(Entries from a dataset)
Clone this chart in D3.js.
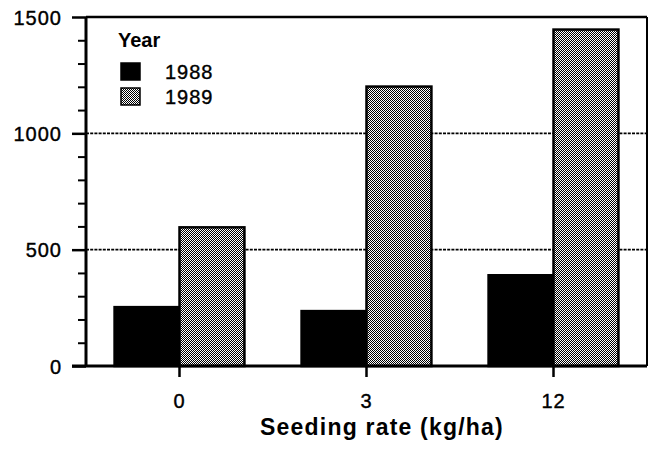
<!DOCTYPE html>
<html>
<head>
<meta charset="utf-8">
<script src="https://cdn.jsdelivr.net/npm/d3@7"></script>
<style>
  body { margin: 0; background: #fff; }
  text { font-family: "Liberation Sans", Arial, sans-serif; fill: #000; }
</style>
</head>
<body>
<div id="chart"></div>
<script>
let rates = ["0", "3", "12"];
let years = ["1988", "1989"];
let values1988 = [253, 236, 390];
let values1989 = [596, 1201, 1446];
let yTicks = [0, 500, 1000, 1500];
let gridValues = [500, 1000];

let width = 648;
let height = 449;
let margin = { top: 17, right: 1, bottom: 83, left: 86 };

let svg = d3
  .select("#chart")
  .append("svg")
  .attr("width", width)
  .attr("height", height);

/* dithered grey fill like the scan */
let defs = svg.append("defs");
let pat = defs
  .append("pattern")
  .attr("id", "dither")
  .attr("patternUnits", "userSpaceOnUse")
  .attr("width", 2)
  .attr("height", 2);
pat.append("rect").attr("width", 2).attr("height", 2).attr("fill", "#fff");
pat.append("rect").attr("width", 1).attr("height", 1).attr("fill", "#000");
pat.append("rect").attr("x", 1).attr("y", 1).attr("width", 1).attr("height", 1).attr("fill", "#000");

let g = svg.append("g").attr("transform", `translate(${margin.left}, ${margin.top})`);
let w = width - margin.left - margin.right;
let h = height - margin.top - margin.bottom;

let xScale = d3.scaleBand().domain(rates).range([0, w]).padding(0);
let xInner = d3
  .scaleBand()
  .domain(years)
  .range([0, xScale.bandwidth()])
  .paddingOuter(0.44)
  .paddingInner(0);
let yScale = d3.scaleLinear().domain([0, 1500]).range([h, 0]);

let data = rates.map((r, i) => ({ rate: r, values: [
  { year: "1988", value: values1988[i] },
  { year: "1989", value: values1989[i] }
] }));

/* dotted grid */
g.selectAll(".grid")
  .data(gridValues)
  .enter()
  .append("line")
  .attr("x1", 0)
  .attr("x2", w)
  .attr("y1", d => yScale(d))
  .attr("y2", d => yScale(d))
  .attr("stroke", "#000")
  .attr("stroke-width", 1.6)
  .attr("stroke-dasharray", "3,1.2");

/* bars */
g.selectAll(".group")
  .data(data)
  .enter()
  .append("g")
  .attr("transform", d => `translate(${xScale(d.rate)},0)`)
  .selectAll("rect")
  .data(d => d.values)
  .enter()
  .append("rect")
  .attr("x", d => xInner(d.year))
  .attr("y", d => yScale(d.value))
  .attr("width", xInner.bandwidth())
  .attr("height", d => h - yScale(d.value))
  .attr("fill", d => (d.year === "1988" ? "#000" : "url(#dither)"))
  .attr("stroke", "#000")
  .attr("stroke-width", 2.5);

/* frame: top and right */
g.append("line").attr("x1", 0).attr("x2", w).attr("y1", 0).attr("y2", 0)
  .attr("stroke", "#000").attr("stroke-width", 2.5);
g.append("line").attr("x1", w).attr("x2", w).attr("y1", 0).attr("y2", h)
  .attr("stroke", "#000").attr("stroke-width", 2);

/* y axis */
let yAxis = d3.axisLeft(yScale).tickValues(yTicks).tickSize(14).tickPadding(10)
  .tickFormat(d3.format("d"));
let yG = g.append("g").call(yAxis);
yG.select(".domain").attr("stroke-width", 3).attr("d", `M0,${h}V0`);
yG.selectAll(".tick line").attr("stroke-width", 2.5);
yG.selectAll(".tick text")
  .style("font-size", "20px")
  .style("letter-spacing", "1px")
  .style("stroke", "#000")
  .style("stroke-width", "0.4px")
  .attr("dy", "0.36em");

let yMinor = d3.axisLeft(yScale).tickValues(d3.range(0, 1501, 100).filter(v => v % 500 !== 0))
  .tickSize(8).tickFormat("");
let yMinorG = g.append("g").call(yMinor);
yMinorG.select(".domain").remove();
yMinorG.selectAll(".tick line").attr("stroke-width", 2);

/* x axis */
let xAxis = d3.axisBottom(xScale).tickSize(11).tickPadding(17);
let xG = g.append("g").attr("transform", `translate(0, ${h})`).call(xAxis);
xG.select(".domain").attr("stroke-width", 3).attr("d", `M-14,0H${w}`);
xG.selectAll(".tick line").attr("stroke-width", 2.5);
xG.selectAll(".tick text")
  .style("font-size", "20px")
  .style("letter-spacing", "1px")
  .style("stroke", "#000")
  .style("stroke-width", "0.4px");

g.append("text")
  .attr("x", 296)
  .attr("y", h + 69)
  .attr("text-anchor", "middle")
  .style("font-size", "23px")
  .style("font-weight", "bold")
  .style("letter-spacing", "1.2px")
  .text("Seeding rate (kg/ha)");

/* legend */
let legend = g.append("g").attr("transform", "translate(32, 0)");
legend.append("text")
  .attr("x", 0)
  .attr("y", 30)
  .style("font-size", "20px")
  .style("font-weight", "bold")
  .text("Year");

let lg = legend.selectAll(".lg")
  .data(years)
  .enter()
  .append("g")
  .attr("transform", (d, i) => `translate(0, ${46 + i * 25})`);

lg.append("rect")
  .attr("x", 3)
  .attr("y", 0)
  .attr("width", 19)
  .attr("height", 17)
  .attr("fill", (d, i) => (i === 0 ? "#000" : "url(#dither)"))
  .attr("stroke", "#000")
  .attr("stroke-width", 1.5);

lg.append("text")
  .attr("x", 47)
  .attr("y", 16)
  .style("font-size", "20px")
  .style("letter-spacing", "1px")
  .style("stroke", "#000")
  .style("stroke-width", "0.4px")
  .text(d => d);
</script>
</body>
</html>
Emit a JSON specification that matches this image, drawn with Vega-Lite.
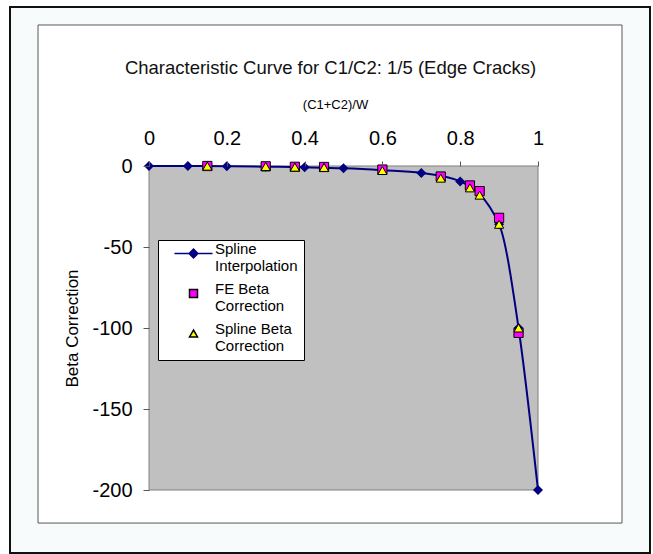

*EXERCISE:* Write every record out again exactly; no pictures belong in the copy.

*TASK OUTPUT:*
Clone this chart in D3.js.
<!DOCTYPE html>
<html>
<head>
<meta charset="utf-8">
<script src="https://cdn.jsdelivr.net/npm/d3@7"></script>
<style>
  body { margin: 0; background: #fff; }
  text { font-family: "Liberation Sans", Arial, sans-serif; fill: #000; }
</style>
</head>
<body>
<div id="chart"></div>
<script>
let rates = ["0", "3", "12"];
let years = ["1988", "1989"];
let values1988 = [253, 236, 390];
let values1989 = [596, 1201, 1446];
let yTicks = [0, 500, 1000, 1500];
let gridValues = [500, 1000];

let width = 648;
let height = 449;
let margin = { top: 17, right: 1, bottom: 83, left: 86 };

let svg = d3
  .select("#chart")
  .append("svg")
  .attr("width", width)
  .attr("height", height);

/* dithered grey fill like the scan */
let defs = svg.append("defs");
let pat = defs
  .append("pattern")
  .attr("id", "dither")
  .attr("patternUnits", "userSpaceOnUse")
  .attr("width", 2)
  .attr("height", 2);
pat.append("rect").attr("width", 2).attr("height", 2).attr("fill", "#fff");
pat.append("rect").attr("width", 1).attr("height", 1).attr("fill", "#000");
pat.append("rect").attr("x", 1).attr("y", 1).attr("width", 1).attr("height", 1).attr("fill", "#000");

let g = svg.append("g").attr("transform", `translate(${margin.left}, ${margin.top})`);
let w = width - margin.left - margin.right;
let h = height - margin.top - margin.bottom;

let xScale = d3.scaleBand().domain(rates).range([0, w]).padding(0);
let xInner = d3
  .scaleBand()
  .domain(years)
  .range([0, xScale.bandwidth()])
  .paddingOuter(0.44)
  .paddingInner(0);
let yScale = d3.scaleLinear().domain([0, 1500]).range([h, 0]);

let data = rates.map((r, i) => ({ rate: r, values: [
  { year: "1988", value: values1988[i] },
  { year: "1989", value: values1989[i] }
] }));

/* dotted grid */
g.selectAll(".grid")
  .data(gridValues)
  .enter()
  .append("line")
  .attr("x1", 0)
  .attr("x2", w)
  .attr("y1", d => yScale(d))
  .attr("y2", d => yScale(d))
  .attr("stroke", "#000")
  .attr("stroke-width", 1.6)
  .attr("stroke-dasharray", "3,1.2");

/* bars */
g.selectAll(".group")
  .data(data)
  .enter()
  .append("g")
  .attr("transform", d => `translate(${xScale(d.rate)},0)`)
  .selectAll("rect")
  .data(d => d.values)
  .enter()
  .append("rect")
  .attr("x", d => xInner(d.year))
  .attr("y", d => yScale(d.value))
  .attr("width", xInner.bandwidth())
  .attr("height", d => h - yScale(d.value))
  .attr("fill", d => (d.year === "1988" ? "#000" : "url(#dither)"))
  .attr("stroke", "#000")
  .attr("stroke-width", 2.5);

/* frame: top and right */
g.append("line").attr("x1", 0).attr("x2", w).attr("y1", 0).attr("y2", 0)
  .attr("stroke", "#000").attr("stroke-width", 2.5);
g.append("line").attr("x1", w).attr("x2", w).attr("y1", 0).attr("y2", h)
  .attr("stroke", "#000").attr("stroke-width", 2);

/* y axis */
let yAxis = d3.axisLeft(yScale).tickValues(yTicks).tickSize(14).tickPadding(10)
  .tickFormat(d3.format("d"));
let yG = g.append("g").call(yAxis);
yG.select(".domain").attr("stroke-width", 3).attr("d", `M0,${h}V0`);
yG.selectAll(".tick line").attr("stroke-width", 2.5);
yG.selectAll(".tick text")
  .style("font-size", "20px")
  .style("letter-spacing", "1px")
  .style("stroke", "#000")
  .style("stroke-width", "0.4px")
  .attr("dy", "0.36em");

let yMinor = d3.axisLeft(yScale).tickValues(d3.range(0, 1501, 100).filter(v => v % 500 !== 0))
  .tickSize(8).tickFormat("");
let yMinorG = g.append("g").call(yMinor);
yMinorG.select(".domain").remove();
yMinorG.selectAll(".tick line").attr("stroke-width", 2);

/* x axis */
let xAxis = d3.axisBottom(xScale).tickSize(11).tickPadding(17);
let xG = g.append("g").attr("transform", `translate(0, ${h})`).call(xAxis);
xG.select(".domain").attr("stroke-width", 3).attr("d", `M-14,0H${w}`);
xG.selectAll(".tick line").attr("stroke-width", 2.5);
xG.selectAll(".tick text")
  .style("font-size", "20px")
  .style("letter-spacing", "1px")
  .style("stroke", "#000")
  .style("stroke-width", "0.4px");

g.append("text")
  .attr("x", 296)
  .attr("y", h + 69)
  .attr("text-anchor", "middle")
  .style("font-size", "23px")
  .style("font-weight", "bold")
  .style("letter-spacing", "1.2px")
  .text("Seeding rate (kg/ha)");

/* legend */
let legend = g.append("g").attr("transform", "translate(32, 0)");
legend.append("text")
  .attr("x", 0)
  .attr("y", 30)
  .style("font-size", "20px")
  .style("font-weight", "bold")
  .text("Year");

let lg = legend.selectAll(".lg")
  .data(years)
  .enter()
  .append("g")
  .attr("transform", (d, i) => `translate(0, ${46 + i * 25})`);

lg.append("rect")
  .attr("x", 3)
  .attr("y", 0)
  .attr("width", 19)
  .attr("height", 17)
  .attr("fill", (d, i) => (i === 0 ? "#000" : "url(#dither)"))
  .attr("stroke", "#000")
  .attr("stroke-width", 1.5);

lg.append("text")
  .attr("x", 47)
  .attr("y", 16)
  .style("font-size", "20px")
  .style("letter-spacing", "1px")
  .style("stroke", "#000")
  .style("stroke-width", "0.4px")
  .text(d => d);
</script>
</body>
</html>
Emit a JSON specification that matches this image, drawn with Vega-Lite.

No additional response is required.